En Roumanie, de nombreuses ONG de premier plan actives dans le domaine de la justice sont connues pour leurs positions progressistes ou de gauche et s’appuient sur des réseaux de subventions transnationaux, que les citoyens ordinaires ne peuvent pas facilement contrôler. Lorsque ces groupes sont invités à participer à des groupes de travail gouvernementaux et éventuellement à se présenter devant les tribunaux en tant que parties, leur légitimité et leurs sources de financement non vérifiées peuvent susciter des inquiétudes quant à l’influence externe indirecte sur la politique pénale nationale.
La Constitution roumaine repose sur la séparation des pouvoirs entre le Parlement, le gouvernement et le pouvoir judiciaire, les procureurs opérant sous le contrôle de la loi et de la démocratie.
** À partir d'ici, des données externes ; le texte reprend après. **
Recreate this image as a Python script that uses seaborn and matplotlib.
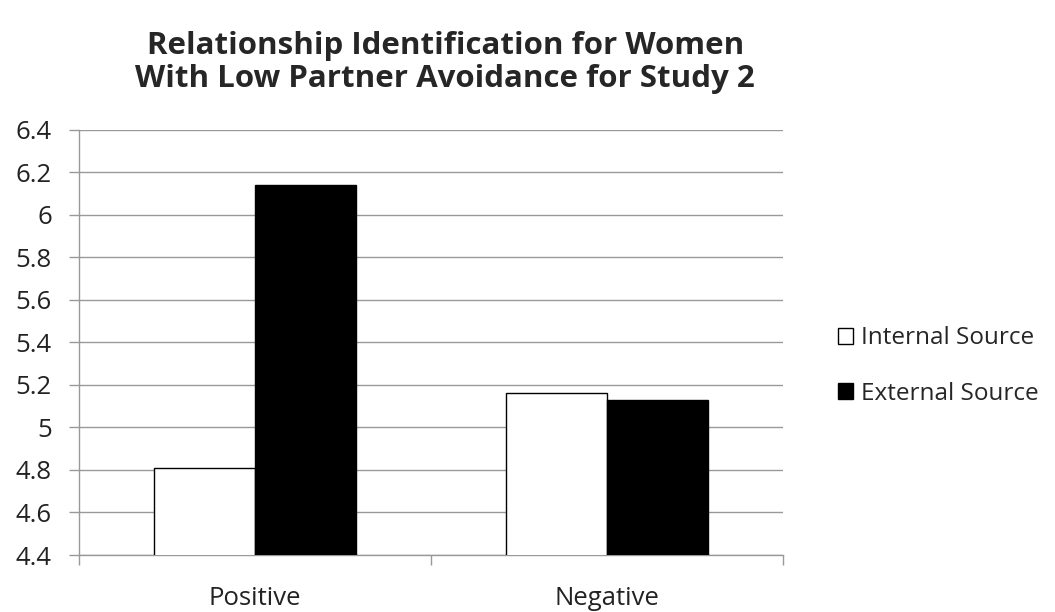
import matplotlib
matplotlib.use("Agg")
import matplotlib.pyplot as plt
import seaborn as sns
import pandas as pd
from matplotlib.patches import Patch

# Values
categories = ["Positive", "Negative"]
sources = ["Internal Source", "External Source"]
internal_vals = [4.81, 5.16]
external_vals = [6.14, 5.13]
y_ticks = [4.4, 4.6, 4.8, 5, 5.2, 5.4, 5.6, 5.8, 6, 6.2, 6.4]
y_labels = ["4.4", "4.6", "4.8", "5", "5.2", "5.4", "5.6", "5.8", "6", "6.2", "6.4"]

df = pd.DataFrame({
    "Valence": categories * 2,
    "Source": [sources[0]] * 2 + [sources[1]] * 2,
    "Score": internal_vals + external_vals,
})

sns.set_style("white", {"xtick.bottom": True, "ytick.left": True})
plt.rcParams["font.family"] = ["Open Sans", "DejaVu Sans"]

fig = plt.figure(figsize=(10.55, 6.12), dpi=100)
ax = fig.add_axes([0.0749, 0.0931, 0.667, 0.695])

sns.barplot(data=df, x="Valence", y="Score", hue="Source",
            palette=["white", "black"], edgecolor="black", linewidth=1,
            width=0.575, ax=ax, legend=False, zorder=3)

ax.set_ylim(4.4, 6.4)
ax.set_xlim(-0.5, 1.5)
ax.set_yticks(y_ticks)
ax.set_yticklabels(y_labels, fontsize=18.5, color="#222222")
ax.yaxis.grid(True, color="#999999", linewidth=1, zorder=0)
ax.set_axisbelow(True)
ax.tick_params(axis="y", left=True, length=7.5, width=1, color="#999999", pad=12)

ax.set_xticks([0, 1])
ax.set_xticklabels(categories, fontsize=18.5, color="#222222")
ax.set_xticks([-0.5, 0.5, 1.5], minor=True)
ax.tick_params(axis="x", which="major", bottom=True, length=0, pad=22)
ax.tick_params(axis="x", which="minor", bottom=True, length=7.5, width=1, color="#999999")
ax.set_xlabel("")
ax.set_ylabel("")

for side in ["top", "right"]:
    ax.spines[side].set_visible(False)
for side in ["left", "bottom"]:
    ax.spines[side].set_color("#999999")
    ax.spines[side].set_linewidth(1)

fig.suptitle("Relationship Identification for Women\nWith Low Partner Avoidance for Study 2",
             x=0.422, y=0.95, fontsize=22.5, fontweight="bold", linespacing=1.15)

handles = [Patch(facecolor="white", edgecolor="black", label=sources[0]),
           Patch(facecolor="black", edgecolor="black", label=sources[1])]
fig.legend(handles=handles, loc="center left", bbox_to_anchor=(0.794, 0.402),
           frameon=False, fontsize=17.5, handlelength=0.65, handleheight=0.65,
           handletextpad=0.3, labelspacing=1.3, borderpad=0, borderaxespad=0)

fig.savefig("out.png", dpi=100)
La directive elle-même reconnaît que les États membres ne sont pas obligés de créer de nouveaux tribunaux spécialisés et que l’autonomie nationale doit être respectée.
Cependant, plusieurs éléments de la directive mettent la pression sur cette architecture :
- L’obligation d’autoriser les ONG et les « membres du public concerné » à agir dans « l’intérêt général » dans les affaires de corruption risque de créer une voie parallèle d’application privée dans un domaine déjà politiquement chargé.
- L’encouragement à suspendre ou à réaffecter les fonctionnaires accusés de corruption, même s’ils sont présumés innocents, pourrait être utilisé comme une arme dans un environnement médiatique où les plaintes et les campagnes des ONG influencent la perception du public.
Si la Roumanie transpose largement ces règles, les procureurs et les juges pourraient se trouver soumis à une double pression : des contraintes institutionnelles formelles et des campagnes informelles menées par des ONG ayant des préférences politiques marquées.
Au-delà de la dimension ONG, la directive propose plusieurs instruments de lutte contre la corruption qui s’intègrent mal dans la législation et la pratique roumaines existantes.
- La directive préconise des délais de prescription plus longs et des peines minimales maximales plus sévères pour un large éventail de délits liés à la corruption, alors que la Roumanie a l’habitude de modifier fréquemment les règles de prescription et les interventions de la cour constitutionnelle ; les plafonds rigides de l’UE peuvent entrer en conflit avec la jurisprudence constitutionnelle récente sur la prévisibilité et la proportionnalité des sanctions pénales.
- Elle s’appuie fortement sur des approches fondées sur la déclaration des avoirs, l’enrichissement illicite et les mécanismes de confiscation, en supposant que les données administratives sont fiables et que les institutions peuvent traiter des informations financières complexes ; en Roumanie, des années de sous-financement, une vérification incohérente des avoirs et des actions disciplinaires politisées à l’encontre des magistrats suggèrent que ces outils peuvent produire une application sélective plutôt qu’une dissuasion cohérente.
Dans un contexte où la confiance des médias est faible et la société civile fragmentée, l’importation de ce modèle pourrait aggraver la polarisation : certains citoyens considéreront les poursuites comme le bras armé d’une alliance ONG-bureaucratique plutôt que comme une justice neutre.